What the task requires — Every line containing the word "source" needs to be found and copied.

Records provided —
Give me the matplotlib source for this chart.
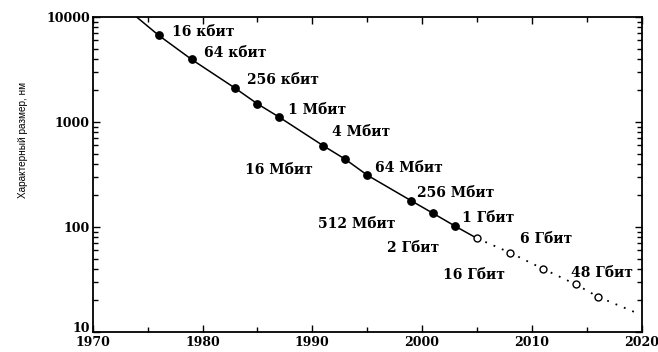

...

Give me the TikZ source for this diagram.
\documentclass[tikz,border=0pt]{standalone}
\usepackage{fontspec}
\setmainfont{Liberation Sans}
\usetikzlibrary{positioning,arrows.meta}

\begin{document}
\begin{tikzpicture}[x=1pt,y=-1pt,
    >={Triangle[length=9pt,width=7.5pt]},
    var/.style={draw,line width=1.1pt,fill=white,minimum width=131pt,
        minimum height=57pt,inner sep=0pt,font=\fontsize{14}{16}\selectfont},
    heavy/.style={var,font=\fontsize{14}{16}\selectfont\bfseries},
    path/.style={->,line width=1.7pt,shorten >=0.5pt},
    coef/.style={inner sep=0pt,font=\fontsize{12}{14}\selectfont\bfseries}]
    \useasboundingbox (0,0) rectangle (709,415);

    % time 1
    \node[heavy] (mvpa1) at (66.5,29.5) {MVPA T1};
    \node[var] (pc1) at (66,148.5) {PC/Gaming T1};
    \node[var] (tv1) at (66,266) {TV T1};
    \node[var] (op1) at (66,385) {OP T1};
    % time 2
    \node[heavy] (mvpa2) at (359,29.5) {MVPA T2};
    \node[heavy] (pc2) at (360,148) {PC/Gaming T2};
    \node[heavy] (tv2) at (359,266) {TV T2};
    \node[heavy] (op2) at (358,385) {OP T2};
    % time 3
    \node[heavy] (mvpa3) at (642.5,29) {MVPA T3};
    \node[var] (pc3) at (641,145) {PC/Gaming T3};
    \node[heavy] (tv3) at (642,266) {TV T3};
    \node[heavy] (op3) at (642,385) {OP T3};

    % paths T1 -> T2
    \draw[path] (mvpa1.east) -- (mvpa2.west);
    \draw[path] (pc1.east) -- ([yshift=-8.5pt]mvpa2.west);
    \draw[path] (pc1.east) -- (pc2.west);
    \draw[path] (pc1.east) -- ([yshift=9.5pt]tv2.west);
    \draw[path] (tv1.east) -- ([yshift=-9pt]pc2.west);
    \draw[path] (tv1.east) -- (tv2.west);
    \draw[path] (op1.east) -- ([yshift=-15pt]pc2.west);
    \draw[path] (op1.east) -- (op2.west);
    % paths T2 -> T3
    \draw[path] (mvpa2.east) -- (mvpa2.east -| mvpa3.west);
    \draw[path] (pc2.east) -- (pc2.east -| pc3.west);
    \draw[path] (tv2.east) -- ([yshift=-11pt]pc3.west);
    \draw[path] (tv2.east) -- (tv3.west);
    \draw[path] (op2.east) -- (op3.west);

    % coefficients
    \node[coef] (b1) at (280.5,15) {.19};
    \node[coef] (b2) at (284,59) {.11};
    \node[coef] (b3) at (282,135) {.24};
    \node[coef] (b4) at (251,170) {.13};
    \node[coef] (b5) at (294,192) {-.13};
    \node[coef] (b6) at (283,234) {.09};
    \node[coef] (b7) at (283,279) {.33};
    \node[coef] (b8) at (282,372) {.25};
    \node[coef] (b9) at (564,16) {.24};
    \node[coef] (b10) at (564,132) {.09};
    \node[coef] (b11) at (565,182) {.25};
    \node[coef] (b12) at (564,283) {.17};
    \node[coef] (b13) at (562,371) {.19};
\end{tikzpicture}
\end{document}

Solution below —
Give me the matplotlib source for this chart.
Give me the TikZ source for this diagram.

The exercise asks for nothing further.